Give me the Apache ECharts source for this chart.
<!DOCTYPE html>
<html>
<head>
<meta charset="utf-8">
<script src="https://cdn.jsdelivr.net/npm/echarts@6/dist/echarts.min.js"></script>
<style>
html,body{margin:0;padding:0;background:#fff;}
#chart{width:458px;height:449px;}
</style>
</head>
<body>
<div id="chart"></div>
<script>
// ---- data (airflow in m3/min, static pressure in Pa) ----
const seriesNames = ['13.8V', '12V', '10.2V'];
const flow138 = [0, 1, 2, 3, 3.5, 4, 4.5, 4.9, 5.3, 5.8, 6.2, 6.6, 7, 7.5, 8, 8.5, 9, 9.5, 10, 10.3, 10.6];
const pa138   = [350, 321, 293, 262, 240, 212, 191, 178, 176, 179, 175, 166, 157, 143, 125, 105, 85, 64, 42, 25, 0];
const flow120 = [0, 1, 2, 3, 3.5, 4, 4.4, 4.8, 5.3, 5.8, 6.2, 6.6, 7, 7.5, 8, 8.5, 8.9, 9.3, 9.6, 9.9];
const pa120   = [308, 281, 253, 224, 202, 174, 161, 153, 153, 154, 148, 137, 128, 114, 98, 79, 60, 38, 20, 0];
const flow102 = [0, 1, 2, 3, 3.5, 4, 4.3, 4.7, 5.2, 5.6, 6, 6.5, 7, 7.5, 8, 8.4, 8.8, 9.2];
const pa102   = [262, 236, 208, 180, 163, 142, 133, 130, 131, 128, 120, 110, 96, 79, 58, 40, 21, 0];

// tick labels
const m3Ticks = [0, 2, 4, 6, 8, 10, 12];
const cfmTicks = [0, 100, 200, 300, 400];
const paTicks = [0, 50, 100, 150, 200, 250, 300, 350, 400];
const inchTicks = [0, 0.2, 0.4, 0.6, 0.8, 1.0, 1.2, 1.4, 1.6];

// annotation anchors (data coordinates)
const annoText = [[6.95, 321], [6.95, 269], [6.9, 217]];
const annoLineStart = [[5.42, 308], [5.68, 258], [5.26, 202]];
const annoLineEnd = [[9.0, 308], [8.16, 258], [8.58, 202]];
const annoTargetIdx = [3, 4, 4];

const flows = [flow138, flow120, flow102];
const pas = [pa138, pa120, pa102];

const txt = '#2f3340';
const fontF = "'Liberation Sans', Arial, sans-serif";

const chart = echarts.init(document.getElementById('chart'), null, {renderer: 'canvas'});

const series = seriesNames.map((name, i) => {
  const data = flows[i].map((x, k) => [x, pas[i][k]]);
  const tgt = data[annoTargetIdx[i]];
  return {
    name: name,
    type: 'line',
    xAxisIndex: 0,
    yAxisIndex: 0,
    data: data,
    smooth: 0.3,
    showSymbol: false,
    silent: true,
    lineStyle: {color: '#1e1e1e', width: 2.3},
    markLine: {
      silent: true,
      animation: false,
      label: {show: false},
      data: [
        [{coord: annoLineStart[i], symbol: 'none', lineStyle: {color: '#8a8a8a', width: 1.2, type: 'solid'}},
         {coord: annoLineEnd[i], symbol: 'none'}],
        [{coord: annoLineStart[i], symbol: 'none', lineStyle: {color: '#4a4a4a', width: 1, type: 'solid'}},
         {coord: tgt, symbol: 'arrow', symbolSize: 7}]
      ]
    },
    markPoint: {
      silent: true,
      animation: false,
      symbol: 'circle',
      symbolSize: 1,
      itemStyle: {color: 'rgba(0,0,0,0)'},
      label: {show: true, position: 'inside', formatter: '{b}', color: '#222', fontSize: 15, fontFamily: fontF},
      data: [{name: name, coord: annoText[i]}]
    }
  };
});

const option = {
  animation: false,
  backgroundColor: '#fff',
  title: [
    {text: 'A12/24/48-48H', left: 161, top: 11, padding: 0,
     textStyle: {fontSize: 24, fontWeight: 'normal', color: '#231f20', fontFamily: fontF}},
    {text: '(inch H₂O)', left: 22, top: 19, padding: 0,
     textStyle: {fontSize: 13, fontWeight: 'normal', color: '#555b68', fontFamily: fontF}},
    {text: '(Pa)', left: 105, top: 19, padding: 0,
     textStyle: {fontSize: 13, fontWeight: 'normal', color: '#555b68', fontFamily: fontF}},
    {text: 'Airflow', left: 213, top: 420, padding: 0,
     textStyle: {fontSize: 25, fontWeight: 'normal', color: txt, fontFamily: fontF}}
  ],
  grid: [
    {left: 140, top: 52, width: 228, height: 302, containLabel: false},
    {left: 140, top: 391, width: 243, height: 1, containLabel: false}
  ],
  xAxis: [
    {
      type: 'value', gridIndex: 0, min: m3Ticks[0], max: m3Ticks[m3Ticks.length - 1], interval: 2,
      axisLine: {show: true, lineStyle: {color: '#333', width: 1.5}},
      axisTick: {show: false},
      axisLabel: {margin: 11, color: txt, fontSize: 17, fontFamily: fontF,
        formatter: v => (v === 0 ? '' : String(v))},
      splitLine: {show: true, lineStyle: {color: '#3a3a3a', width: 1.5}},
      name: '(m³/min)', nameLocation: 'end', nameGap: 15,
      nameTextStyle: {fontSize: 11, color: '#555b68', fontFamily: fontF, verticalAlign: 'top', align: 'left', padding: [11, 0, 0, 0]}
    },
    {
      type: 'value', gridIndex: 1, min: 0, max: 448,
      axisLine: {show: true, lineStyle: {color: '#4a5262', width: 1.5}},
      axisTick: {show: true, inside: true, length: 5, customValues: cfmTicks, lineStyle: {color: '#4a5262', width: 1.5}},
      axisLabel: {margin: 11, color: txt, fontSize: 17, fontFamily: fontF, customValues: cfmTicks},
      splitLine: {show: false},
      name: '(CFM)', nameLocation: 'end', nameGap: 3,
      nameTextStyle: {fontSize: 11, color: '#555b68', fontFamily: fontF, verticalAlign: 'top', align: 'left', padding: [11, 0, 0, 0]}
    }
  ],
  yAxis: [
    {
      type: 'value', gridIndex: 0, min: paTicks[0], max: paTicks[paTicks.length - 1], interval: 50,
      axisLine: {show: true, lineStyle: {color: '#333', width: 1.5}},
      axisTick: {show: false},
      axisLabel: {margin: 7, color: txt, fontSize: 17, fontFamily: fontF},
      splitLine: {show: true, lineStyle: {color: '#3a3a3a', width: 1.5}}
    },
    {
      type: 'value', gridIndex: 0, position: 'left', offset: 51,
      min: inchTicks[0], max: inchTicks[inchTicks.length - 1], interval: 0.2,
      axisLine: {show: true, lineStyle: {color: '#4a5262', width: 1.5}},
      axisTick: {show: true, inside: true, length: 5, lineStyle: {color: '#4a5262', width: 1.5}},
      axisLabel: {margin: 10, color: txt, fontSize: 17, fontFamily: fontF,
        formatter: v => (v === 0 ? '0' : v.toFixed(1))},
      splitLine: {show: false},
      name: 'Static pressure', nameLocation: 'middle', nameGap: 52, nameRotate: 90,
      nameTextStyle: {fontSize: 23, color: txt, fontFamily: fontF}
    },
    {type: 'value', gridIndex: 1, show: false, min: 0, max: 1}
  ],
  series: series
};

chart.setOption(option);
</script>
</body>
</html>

--

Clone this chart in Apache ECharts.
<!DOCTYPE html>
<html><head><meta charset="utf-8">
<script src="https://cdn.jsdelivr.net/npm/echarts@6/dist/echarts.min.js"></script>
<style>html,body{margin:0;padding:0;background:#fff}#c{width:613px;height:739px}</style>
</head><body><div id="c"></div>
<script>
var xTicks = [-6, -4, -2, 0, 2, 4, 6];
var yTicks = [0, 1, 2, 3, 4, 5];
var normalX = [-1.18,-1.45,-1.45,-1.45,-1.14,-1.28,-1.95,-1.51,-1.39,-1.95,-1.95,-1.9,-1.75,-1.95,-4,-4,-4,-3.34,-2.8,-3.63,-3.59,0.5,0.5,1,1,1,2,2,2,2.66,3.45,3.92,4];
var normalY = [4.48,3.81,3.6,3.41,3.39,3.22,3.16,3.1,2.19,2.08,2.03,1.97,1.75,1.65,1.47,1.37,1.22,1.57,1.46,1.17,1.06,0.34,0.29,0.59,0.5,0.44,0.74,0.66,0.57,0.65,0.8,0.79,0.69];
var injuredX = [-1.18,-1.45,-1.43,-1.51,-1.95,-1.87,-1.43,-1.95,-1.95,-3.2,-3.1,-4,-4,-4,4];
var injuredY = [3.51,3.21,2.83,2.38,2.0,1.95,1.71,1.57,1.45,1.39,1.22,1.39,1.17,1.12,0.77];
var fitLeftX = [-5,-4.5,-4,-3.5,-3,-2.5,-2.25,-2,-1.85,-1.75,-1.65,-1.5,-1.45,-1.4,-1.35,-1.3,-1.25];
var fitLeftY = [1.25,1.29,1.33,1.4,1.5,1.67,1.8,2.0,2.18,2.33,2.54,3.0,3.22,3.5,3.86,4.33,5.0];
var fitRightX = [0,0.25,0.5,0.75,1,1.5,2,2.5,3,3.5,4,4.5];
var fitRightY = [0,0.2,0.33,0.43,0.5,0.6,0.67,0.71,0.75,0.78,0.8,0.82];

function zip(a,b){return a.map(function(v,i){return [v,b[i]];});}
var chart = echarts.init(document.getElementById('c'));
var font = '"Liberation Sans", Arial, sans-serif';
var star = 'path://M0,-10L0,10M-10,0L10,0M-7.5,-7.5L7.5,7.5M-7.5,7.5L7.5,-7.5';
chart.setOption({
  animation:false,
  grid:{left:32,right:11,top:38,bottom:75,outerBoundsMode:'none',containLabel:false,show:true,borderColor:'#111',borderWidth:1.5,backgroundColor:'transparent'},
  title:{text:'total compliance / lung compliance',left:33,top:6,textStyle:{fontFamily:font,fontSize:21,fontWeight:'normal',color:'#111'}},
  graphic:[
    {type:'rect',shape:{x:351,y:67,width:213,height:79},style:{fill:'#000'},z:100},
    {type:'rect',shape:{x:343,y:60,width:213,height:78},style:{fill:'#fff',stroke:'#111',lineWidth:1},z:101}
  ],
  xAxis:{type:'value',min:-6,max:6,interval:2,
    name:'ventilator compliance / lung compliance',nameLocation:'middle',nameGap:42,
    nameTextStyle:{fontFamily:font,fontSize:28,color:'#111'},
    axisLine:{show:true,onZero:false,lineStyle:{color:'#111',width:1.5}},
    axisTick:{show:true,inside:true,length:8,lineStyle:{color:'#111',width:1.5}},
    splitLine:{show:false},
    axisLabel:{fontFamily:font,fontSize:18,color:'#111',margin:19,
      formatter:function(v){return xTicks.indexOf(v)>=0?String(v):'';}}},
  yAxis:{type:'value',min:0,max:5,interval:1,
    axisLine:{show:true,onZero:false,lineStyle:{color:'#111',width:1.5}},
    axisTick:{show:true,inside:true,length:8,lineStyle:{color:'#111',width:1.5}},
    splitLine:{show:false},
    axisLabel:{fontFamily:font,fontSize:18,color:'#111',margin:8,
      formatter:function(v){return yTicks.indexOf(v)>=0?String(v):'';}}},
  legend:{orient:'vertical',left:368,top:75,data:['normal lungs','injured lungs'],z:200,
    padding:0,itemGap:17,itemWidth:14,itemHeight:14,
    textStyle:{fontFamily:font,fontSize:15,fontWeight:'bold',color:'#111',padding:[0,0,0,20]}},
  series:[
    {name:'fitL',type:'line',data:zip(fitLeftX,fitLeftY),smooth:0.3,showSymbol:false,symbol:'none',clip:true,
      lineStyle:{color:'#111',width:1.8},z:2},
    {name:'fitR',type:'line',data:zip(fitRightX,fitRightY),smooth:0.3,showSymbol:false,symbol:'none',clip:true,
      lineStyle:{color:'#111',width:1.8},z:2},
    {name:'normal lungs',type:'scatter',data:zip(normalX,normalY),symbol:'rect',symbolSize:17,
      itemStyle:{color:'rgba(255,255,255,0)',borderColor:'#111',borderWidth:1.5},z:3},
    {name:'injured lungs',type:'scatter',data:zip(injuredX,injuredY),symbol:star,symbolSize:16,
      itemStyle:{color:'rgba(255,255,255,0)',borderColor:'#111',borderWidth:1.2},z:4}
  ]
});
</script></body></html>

> THE REQUEST: Every line from the one containing "Give me the" through the one containing "1.2, 1.4, 1.6];" is to be given again exactly, both ends included, and no line outside that range.

> EXERCISE RESPONSE:
Give me the Apache ECharts source for this chart.
<!DOCTYPE html>
<html>
<head>
<meta charset="utf-8">
<script src="https://cdn.jsdelivr.net/npm/echarts@6/dist/echarts.min.js"></script>
<style>
html,body{margin:0;padding:0;background:#fff;}
#chart{width:458px;height:449px;}
</style>
</head>
<body>
<div id="chart"></div>
<script>
// ---- data (airflow in m3/min, static pressure in Pa) ----
const seriesNames = ['13.8V', '12V', '10.2V'];
const flow138 = [0, 1, 2, 3, 3.5, 4, 4.5, 4.9, 5.3, 5.8, 6.2, 6.6, 7, 7.5, 8, 8.5, 9, 9.5, 10, 10.3, 10.6];
const pa138   = [350, 321, 293, 262, 240, 212, 191, 178, 176, 179, 175, 166, 157, 143, 125, 105, 85, 64, 42, 25, 0];
const flow120 = [0, 1, 2, 3, 3.5, 4, 4.4, 4.8, 5.3, 5.8, 6.2, 6.6, 7, 7.5, 8, 8.5, 8.9, 9.3, 9.6, 9.9];
const pa120   = [308, 281, 253, 224, 202, 174, 161, 153, 153, 154, 148, 137, 128, 114, 98, 79, 60, 38, 20, 0];
const flow102 = [0, 1, 2, 3, 3.5, 4, 4.3, 4.7, 5.2, 5.6, 6, 6.5, 7, 7.5, 8, 8.4, 8.8, 9.2];
const pa102   = [262, 236, 208, 180, 163, 142, 133, 130, 131, 128, 120, 110, 96, 79, 58, 40, 21, 0];

// tick labels
const m3Ticks = [0, 2, 4, 6, 8, 10, 12];
const cfmTicks = [0, 100, 200, 300, 400];
const paTicks = [0, 50, 100, 150, 200, 250, 300, 350, 400];
const inchTicks = [0, 0.2, 0.4, 0.6, 0.8, 1.0, 1.2, 1.4, 1.6];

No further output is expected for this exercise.